Mi estómago emitió un rugido, traicionando mis palabras. Al instante, mi cara se sonrojó mientras una fría sonrisa elevaba la comisura de los labios de Leo. Chasqueó la lengua, empujando el plato un poco más cerca de mí, y yo me retiré con la misma rapidez.
—Tu cuerpo es honesto —comentó Leo.
Al instante, mi estómago se retorció y gorgoteó de asco. El olor era repugnante. Había olido cubos de basura con mejor aroma que esto, incluso después de haber fermentado bajo el calor intenso del verano. Además, no podía estar segura de que esta comida no estuviera envenenada.

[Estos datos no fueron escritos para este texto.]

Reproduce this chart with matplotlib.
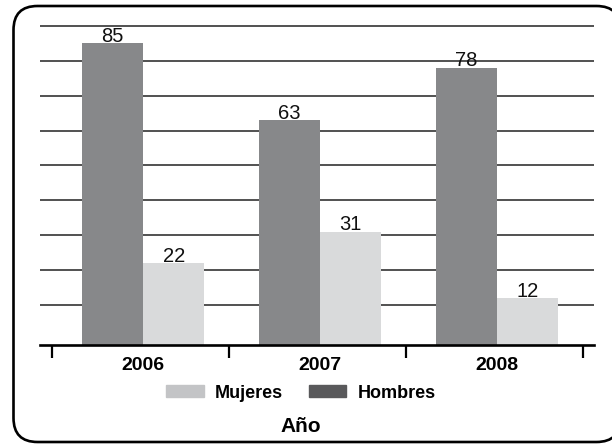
import numpy as np
import matplotlib
matplotlib.use('Agg')
import matplotlib.pyplot as plt
from matplotlib.patches import FancyBboxPatch, Patch

plt.rcParams['font.family'] = ['Liberation Sans', 'DejaVu Sans']

# datos
anios = ['2006', '2007', '2008']
hombres = [85, 63, 78]
mujeres = [22, 31, 12]
series = ['Mujeres', 'Hombres']

c_hombres = '#87888a'
c_mujeres = '#d9dadb'
c_leg_hombres = '#59595b'
c_leg_mujeres = '#c3c4c6'

fig = plt.figure(figsize=(6.12, 4.45), dpi=100)

# marco redondeado en pixeles
bg = fig.add_axes([0, 0, 1, 1], zorder=0)
bg.set_xlim(0, 612)
bg.set_ylim(0, 445)
bg.axis('off')
bg.add_patch(FancyBboxPatch((13.5, 3), 607, 436, boxstyle='round,pad=0,rounding_size=24',
                            fc='white', ec='black', lw=1.9))

ax = fig.add_axes([40 / 612, 100 / 445, 554 / 612, 323 / 445], zorder=1)
ax.patch.set_alpha(0)

base = -1.43
w = 0.345
pos = np.arange(len(anios)) + 0.015

ax.bar(pos - w / 2, np.array(hombres) - base, w, bottom=base, color=c_hombres, zorder=3)
ax.bar(pos + w / 2, np.array(mujeres) - base, w, bottom=base, color=c_mujeres, zorder=3)

for x, v in zip(pos - w / 2, hombres):
    ax.annotate(str(v), (x, v), xytext=(0, 1), textcoords='offset points',
                ha='center', va='baseline', fontsize=14.5, color='#111111')
for x, v in zip(pos + w / 2, mujeres):
    ax.annotate(str(v), (x, v), xytext=(0, 1), textcoords='offset points',
                ha='center', va='baseline', fontsize=14.5, color='#111111')

ax.set_xlim(-0.568, 2.562)
ax.set_ylim(base, 91.1)

# lineas de cuadricula
ax.set_yticks(range(10, 100, 10))
ax.yaxis.grid(True, color='#222222', lw=1.1)
ax.tick_params(axis='y', length=0, labelleft=False)

ax.set_xticks(np.arange(len(anios) + 1) - 0.5)
ax.set_xticklabels([])
ax.set_xticks(pos, minor=True)
ax.set_xticklabels(anios, minor=True, fontsize=14, fontweight='bold')
ax.tick_params(axis='x', which='major', direction='out', length=9.5, width=1.6, color='black')
ax.tick_params(axis='x', which='minor', length=0, pad=8.5)

for s in ['top', 'left', 'right']:
    ax.spines[s].set_visible(False)
ax.spines['bottom'].set_linewidth(1.9)
ax.spines['bottom'].set_zorder(4)

handles = [Patch(color=c_leg_mujeres), Patch(color=c_leg_hombres)]
fig.legend(handles, series, loc='center', bbox_to_anchor=(301 / 612, 1 - 393 / 445),
           ncol=2, frameon=False, handlelength=2.05, handleheight=0.6,
           handletextpad=0.65, columnspacing=1.4,
           prop={'size': 13, 'weight': 'bold'})

fig.text(301 / 612, 1 - 427 / 445, 'Año', ha='center', va='center',
         fontsize=15, fontweight='bold')

fig.savefig('out.png', dpi=100)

Sentí que mi cuerpo se sacudía mientras mi estómago se contraía. Instantáneamente, apreté los labios con fuerza, tratando de contener el vómito. Pero no funcionó demasiado bien. Otra arcada fue lo que bastó antes de que ya no pudiera controlarlo.
La bilis salió de mi boca y cayó sobre el suelo de concreto. Leo retrocedió instintivamente, el vómito lo esquivó por apenas unos centímetros. El olor rápidamente llenó la habitación, y su nariz se arrugó.
Me observó mientras vomitaba el resto del contenido de mi estómago, temblando. Tenía frío, estaba agotada, y cada centímetro de mi cuerpo dolía, desde la quemadura de mis muñecas hasta el ardor de mi garganta. Nunca me había sentido tan miserable antes.
—Traigan al médico —dijo Leo en el fondo a alguien que no podía ver. Mis ojos estaban vidriosos por las lágrimas contenidas mientras seguía con arcadas.
—No está —respondió alguien—. Todavía está en…
—Entonces que alguien limpie este desastre —espetó Leo.
Se puso de pie, sus pasos resonando tras él, junto con sus instrucciones finales.
—Preparen la habitación de abajo. Necesita estar en buen estado para la extracción de sangre mañana.